The all-wheel-drive system only functions up to about 80 km/h. Any faster and it’s front-wheel-drive all the way.

The UX 250h has a non-turbocharged 2.0-litre four-cylinder and three electric motors. PHOTO: LEXUS

The UX fires up quietly, launches smoothly and cabin noise is kept to a minimum. There’s sufficient thrust, but under aggressive acceleration the powertrain is slow to respond. According to Lexus, the UX can hit 60 mph (96 km/h) from rest in 8.4 seconds. That’s not swift, but it’s adequate.

Ride quality and steering precision are strong points as is the interior fit and finish.

At a starting price of $45,400 including the destination charge, the UX 250h arrives with plenty of standard equipment. The base model includes active-safety technologies such as emergency braking plus lane-departure warning and pedestrian detection. Backup alert and blind-spot warning are optional, as is a power moonroof and a hands-free power-opening hatchback. These features come with the Premium trim level, along with heated and ventilated front seats.

The optional F Sport Design comes with unique 18-inch five-spoke wheels with run-flat tires, LED fog lamps and color-keyed exterior trim. The F Sport Handling option includes sharper suspension tuning and sport-style front seats with added bolsters.

The UX 250h does have its limitations – and benefits – because of its compact dimensions and modest power. But its excellent fuel economy and fun-to-drive demeanour make it worth considering.

The UX is 18 centimetres shorter than the NX, but the UX only gives up five centimetres between the front and rear wheels. PHOTO: LEXUS

What you should know: 2023 Lexus UX 250h

Type: All-wheel-drive compact utility vehicle

Engine (h.p.): 2.0-litre I-4 with three electric motors (181)

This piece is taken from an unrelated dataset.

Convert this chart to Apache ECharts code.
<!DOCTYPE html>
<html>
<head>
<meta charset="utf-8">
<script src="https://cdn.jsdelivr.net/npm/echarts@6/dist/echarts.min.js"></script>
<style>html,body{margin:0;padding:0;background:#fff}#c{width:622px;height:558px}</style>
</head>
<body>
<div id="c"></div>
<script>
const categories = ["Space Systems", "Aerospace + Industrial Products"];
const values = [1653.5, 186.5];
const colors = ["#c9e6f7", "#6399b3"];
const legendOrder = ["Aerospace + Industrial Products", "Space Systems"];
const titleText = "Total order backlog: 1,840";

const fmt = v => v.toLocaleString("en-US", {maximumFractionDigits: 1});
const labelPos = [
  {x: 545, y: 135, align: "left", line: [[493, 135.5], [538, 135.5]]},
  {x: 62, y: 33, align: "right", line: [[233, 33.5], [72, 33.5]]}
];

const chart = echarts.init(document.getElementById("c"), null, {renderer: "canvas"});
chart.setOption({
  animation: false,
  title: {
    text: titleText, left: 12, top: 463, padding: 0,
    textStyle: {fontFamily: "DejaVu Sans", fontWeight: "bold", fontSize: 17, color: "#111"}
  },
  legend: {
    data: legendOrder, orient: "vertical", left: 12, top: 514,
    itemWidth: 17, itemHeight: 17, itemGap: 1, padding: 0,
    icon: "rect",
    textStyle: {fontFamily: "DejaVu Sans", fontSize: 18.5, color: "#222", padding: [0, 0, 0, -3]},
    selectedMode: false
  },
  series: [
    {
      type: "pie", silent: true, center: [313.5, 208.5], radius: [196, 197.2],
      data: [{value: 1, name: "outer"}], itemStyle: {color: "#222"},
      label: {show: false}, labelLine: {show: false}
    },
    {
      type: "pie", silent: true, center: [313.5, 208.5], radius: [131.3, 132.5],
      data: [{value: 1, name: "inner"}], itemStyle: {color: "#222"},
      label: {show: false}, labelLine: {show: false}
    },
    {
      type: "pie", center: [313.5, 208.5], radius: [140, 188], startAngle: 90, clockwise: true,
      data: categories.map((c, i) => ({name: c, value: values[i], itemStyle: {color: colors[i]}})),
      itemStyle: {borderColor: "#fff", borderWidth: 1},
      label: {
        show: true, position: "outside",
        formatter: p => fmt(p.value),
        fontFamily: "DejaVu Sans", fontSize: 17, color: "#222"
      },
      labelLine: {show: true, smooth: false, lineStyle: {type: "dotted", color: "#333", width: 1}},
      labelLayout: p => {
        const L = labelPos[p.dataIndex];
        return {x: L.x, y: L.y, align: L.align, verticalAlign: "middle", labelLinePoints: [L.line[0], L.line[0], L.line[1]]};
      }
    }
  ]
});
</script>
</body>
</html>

Transmission: Continuously variable (CVT)

Market position: The UX hybrid is the smallest and most affordable vehicle in Lexus’s lineup and competes against similarly sized and priced compact utilities from Audi, BMW, Cadillac and Mercedes-Benz.

Points: Edgy design is a Lexus hallmark. • Interior styling gives off a quality vibe. • Hybrid power system emphasizes fuel economy over performance. • Continuously variable transmission is smooth. • Limited cargo space compared with other premium compact utilities might dissuade some folks. • Should entice more youthful buyers into Lexus showrooms.

Active safety: Blind-spot warning with cross-traffic backup alert (opt.); active cruise control (std.); front and rear emergency braking (opt.); inattentive-driver alert (std.); lane-departure warning (std.); pedestrian/cyclist detection (std.)

5.7/6.2 Base price (incl. destination): $45,400


BMW X1 xDrive28i

  • Base price: $49,750
  • Redesigned 2023 model has a 241-h.p 2.0-litre turbo I-4. AWD is standard.

Audi Q3

  • Base price: $43,800
  • All-wheel-drive compact offers two turbo I-4s making 184 and 228 h.p.

Cadillac XT4

  • Base price: $41,100
  • Smallest of the brand’s utilities comes with a 235-h.p. turbo I-4. AWD is opt.